Without including any pictures, write out the listing below exactly.
╭──
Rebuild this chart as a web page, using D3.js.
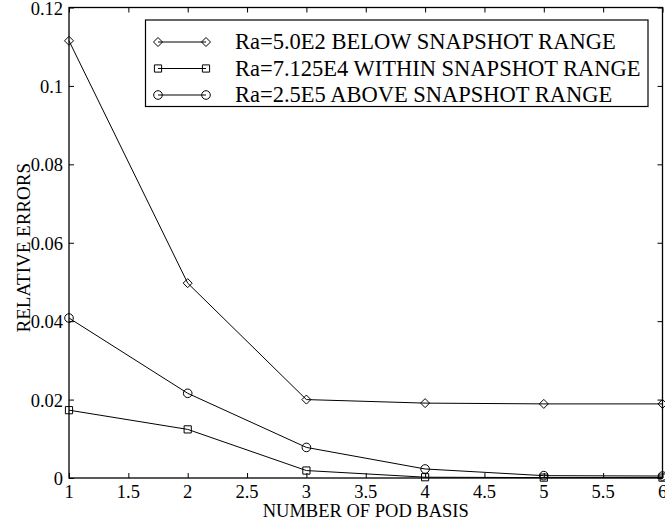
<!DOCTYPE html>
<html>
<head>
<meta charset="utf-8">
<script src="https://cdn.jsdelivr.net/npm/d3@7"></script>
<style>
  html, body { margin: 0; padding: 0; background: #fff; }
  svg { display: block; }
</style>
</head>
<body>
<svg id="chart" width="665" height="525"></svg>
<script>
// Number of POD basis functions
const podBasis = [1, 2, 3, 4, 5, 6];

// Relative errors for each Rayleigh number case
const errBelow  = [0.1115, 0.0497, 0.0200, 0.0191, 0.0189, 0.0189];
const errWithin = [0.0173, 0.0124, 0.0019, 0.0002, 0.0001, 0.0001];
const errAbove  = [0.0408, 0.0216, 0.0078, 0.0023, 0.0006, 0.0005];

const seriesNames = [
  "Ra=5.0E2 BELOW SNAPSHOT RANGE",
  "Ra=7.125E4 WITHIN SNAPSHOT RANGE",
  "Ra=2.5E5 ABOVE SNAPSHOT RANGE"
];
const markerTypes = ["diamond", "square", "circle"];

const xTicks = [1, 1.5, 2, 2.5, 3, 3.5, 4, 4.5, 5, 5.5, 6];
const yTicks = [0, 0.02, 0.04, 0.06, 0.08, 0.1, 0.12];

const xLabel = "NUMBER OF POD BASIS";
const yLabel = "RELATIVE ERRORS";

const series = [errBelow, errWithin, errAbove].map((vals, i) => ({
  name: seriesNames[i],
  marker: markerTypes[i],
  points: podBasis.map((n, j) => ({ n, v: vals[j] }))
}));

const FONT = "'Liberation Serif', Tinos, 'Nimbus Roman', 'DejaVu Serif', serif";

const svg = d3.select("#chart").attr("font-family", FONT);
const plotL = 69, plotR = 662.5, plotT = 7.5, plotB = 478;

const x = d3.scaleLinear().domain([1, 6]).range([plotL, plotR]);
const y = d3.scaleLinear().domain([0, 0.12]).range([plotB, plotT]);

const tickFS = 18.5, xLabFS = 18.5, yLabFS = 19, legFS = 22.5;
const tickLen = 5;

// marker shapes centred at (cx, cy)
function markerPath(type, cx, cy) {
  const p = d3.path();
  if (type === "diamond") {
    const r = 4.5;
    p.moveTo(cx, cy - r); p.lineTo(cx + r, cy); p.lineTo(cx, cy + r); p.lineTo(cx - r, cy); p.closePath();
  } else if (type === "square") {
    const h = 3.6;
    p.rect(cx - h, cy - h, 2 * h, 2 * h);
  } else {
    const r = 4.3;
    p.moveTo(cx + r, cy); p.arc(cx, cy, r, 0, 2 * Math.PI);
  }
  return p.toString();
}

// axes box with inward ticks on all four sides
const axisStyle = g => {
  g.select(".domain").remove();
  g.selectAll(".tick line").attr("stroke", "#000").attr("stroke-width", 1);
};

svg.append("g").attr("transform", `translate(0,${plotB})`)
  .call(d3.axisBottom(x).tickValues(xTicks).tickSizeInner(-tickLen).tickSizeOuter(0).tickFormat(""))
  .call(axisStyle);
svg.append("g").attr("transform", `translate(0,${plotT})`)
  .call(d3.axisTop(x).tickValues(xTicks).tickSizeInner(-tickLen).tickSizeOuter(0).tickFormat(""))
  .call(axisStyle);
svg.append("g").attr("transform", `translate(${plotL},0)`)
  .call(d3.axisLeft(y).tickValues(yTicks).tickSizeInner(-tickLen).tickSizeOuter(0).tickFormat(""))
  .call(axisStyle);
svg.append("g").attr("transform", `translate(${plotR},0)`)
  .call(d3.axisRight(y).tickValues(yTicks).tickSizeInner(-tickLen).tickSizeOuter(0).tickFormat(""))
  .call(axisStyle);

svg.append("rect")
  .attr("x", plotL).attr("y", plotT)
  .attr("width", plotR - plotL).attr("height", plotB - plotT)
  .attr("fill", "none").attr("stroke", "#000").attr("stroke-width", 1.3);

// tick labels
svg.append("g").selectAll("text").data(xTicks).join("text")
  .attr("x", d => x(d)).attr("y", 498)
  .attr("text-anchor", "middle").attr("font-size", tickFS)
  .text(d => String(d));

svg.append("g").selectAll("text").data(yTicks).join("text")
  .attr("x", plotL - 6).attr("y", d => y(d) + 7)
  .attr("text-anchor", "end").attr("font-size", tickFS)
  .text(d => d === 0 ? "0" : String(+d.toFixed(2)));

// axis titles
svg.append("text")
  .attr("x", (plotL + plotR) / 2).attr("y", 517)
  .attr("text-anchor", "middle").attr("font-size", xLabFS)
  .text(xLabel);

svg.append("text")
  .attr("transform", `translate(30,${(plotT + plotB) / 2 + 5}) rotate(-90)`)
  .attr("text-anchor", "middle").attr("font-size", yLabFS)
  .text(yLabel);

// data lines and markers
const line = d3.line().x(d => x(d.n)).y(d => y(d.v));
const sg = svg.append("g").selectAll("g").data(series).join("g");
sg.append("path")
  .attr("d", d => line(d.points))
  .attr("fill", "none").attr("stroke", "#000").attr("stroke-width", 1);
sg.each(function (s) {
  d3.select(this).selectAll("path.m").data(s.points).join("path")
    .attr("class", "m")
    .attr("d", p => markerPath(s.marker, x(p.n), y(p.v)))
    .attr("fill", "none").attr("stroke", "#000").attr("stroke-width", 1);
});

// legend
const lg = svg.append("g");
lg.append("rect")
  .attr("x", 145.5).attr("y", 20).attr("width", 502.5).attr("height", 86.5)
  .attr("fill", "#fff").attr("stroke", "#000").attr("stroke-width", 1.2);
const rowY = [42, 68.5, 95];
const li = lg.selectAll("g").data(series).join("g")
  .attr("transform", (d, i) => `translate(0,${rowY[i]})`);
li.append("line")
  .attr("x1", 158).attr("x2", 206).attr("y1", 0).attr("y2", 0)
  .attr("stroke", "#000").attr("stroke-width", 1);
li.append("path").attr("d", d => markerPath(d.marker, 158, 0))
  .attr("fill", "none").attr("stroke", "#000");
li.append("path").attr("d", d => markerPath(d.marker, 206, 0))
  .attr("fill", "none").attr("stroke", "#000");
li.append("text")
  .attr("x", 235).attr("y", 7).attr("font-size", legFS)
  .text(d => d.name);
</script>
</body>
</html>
╰──
Finished task ▸
Rebuild this chart as a web page, using D3.js.
<!DOCTYPE html>
<html>
<head>
<meta charset="utf-8">
<script src="https://cdn.jsdelivr.net/npm/d3@7"></script>
<style>
  html, body { margin: 0; padding: 0; background: #fff; }
  svg { display: block; }
</style>
</head>
<body>
<svg id="chart" width="665" height="525"></svg>
<script>
// Number of POD basis functions
const podBasis = [1, 2, 3, 4, 5, 6];

// Relative errors for each Rayleigh number case
const errBelow  = [0.1115, 0.0497, 0.0200, 0.0191, 0.0189, 0.0189];
const errWithin = [0.0173, 0.0124, 0.0019, 0.0002, 0.0001, 0.0001];
const errAbove  = [0.0408, 0.0216, 0.0078, 0.0023, 0.0006, 0.0005];

const seriesNames = [
  "Ra=5.0E2 BELOW SNAPSHOT RANGE",
  "Ra=7.125E4 WITHIN SNAPSHOT RANGE",
  "Ra=2.5E5 ABOVE SNAPSHOT RANGE"
];
const markerTypes = ["diamond", "square", "circle"];

const xTicks = [1, 1.5, 2, 2.5, 3, 3.5, 4, 4.5, 5, 5.5, 6];
const yTicks = [0, 0.02, 0.04, 0.06, 0.08, 0.1, 0.12];

const xLabel = "NUMBER OF POD BASIS";
const yLabel = "RELATIVE ERRORS";

const series = [errBelow, errWithin, errAbove].map((vals, i) => ({
  name: seriesNames[i],
  marker: markerTypes[i],
  points: podBasis.map((n, j) => ({ n, v: vals[j] }))
}));

const FONT = "'Liberation Serif', Tinos, 'Nimbus Roman', 'DejaVu Serif', serif";

const svg = d3.select("#chart").attr("font-family", FONT);
const plotL = 69, plotR = 662.5, plotT = 7.5, plotB = 478;

const x = d3.scaleLinear().domain([1, 6]).range([plotL, plotR]);
const y = d3.scaleLinear().domain([0, 0.12]).range([plotB, plotT]);

const tickFS = 18.5, xLabFS = 18.5, yLabFS = 19, legFS = 22.5;
const tickLen = 5;

// marker shapes centred at (cx, cy)
function markerPath(type, cx, cy) {
  const p = d3.path();
  if (type === "diamond") {
    const r = 4.5;
    p.moveTo(cx, cy - r); p.lineTo(cx + r, cy); p.lineTo(cx, cy + r); p.lineTo(cx - r, cy); p.closePath();
  } else if (type === "square") {
    const h = 3.6;
    p.rect(cx - h, cy - h, 2 * h, 2 * h);
  } else {
    const r = 4.3;
    p.moveTo(cx + r, cy); p.arc(cx, cy, r, 0, 2 * Math.PI);
  }
  return p.toString();
}

// axes box with inward ticks on all four sides
const axisStyle = g => {
  g.select(".domain").remove();
  g.selectAll(".tick line").attr("stroke", "#000").attr("stroke-width", 1);
};

svg.append("g").attr("transform", `translate(0,${plotB})`)
  .call(d3.axisBottom(x).tickValues(xTicks).tickSizeInner(-tickLen).tickSizeOuter(0).tickFormat(""))
  .call(axisStyle);
svg.append("g").attr("transform", `translate(0,${plotT})`)
  .call(d3.axisTop(x).tickValues(xTicks).tickSizeInner(-tickLen).tickSizeOuter(0).tickFormat(""))
  .call(axisStyle);
svg.append("g").attr("transform", `translate(${plotL},0)`)
  .call(d3.axisLeft(y).tickValues(yTicks).tickSizeInner(-tickLen).tickSizeOuter(0).tickFormat(""))
  .call(axisStyle);
svg.append("g").attr("transform", `translate(${plotR},0)`)
  .call(d3.axisRight(y).tickValues(yTicks).tickSizeInner(-tickLen).tickSizeOuter(0).tickFormat(""))
  .call(axisStyle);

svg.append("rect")
  .attr("x", plotL).attr("y", plotT)
  .attr("width", plotR - plotL).attr("height", plotB - plotT)
  .attr("fill", "none").attr("stroke", "#000").attr("stroke-width", 1.3);

// tick labels
svg.append("g").selectAll("text").data(xTicks).join("text")
  .attr("x", d => x(d)).attr("y", 498)
  .attr("text-anchor", "middle").attr("font-size", tickFS)
  .text(d => String(d));

svg.append("g").selectAll("text").data(yTicks).join("text")
  .attr("x", plotL - 6).attr("y", d => y(d) + 7)
  .attr("text-anchor", "end").attr("font-size", tickFS)
  .text(d => d === 0 ? "0" : String(+d.toFixed(2)));

// axis titles
svg.append("text")
  .attr("x", (plotL + plotR) / 2).attr("y", 517)
  .attr("text-anchor", "middle").attr("font-size", xLabFS)
  .text(xLabel);

svg.append("text")
  .attr("transform", `translate(30,${(plotT + plotB) / 2 + 5}) rotate(-90)`)
  .attr("text-anchor", "middle").attr("font-size", yLabFS)
  .text(yLabel);

// data lines and markers
const line = d3.line().x(d => x(d.n)).y(d => y(d.v));
const sg = svg.append("g").selectAll("g").data(series).join("g");
sg.append("path")
  .attr("d", d => line(d.points))
  .attr("fill", "none").attr("stroke", "#000").attr("stroke-width", 1);
sg.each(function (s) {
  d3.select(this).selectAll("path.m").data(s.points).join("path")
    .attr("class", "m")
    .attr("d", p => markerPath(s.marker, x(p.n), y(p.v)))
    .attr("fill", "none").attr("stroke", "#000").attr("stroke-width", 1);
});

// legend
const lg = svg.append("g");
lg.append("rect")
  .attr("x", 145.5).attr("y", 20).attr("width", 502.5).attr("height", 86.5)
  .attr("fill", "#fff").attr("stroke", "#000").attr("stroke-width", 1.2);
const rowY = [42, 68.5, 95];
const li = lg.selectAll("g").data(series).join("g")
  .attr("transform", (d, i) => `translate(0,${rowY[i]})`);
li.append("line")
  .attr("x1", 158).attr("x2", 206).attr("y1", 0).attr("y2", 0)
  .attr("stroke", "#000").attr("stroke-width", 1);
li.append("path").attr("d", d => markerPath(d.marker, 158, 0))
  .attr("fill", "none").attr("stroke", "#000");
li.append("path").attr("d", d => markerPath(d.marker, 206, 0))
  .attr("fill", "none").attr("stroke", "#000");
li.append("text")
  .attr("x", 235).attr("y", 7).attr("font-size", legFS)
  .text(d => d.name);
</script>
</body>
</html>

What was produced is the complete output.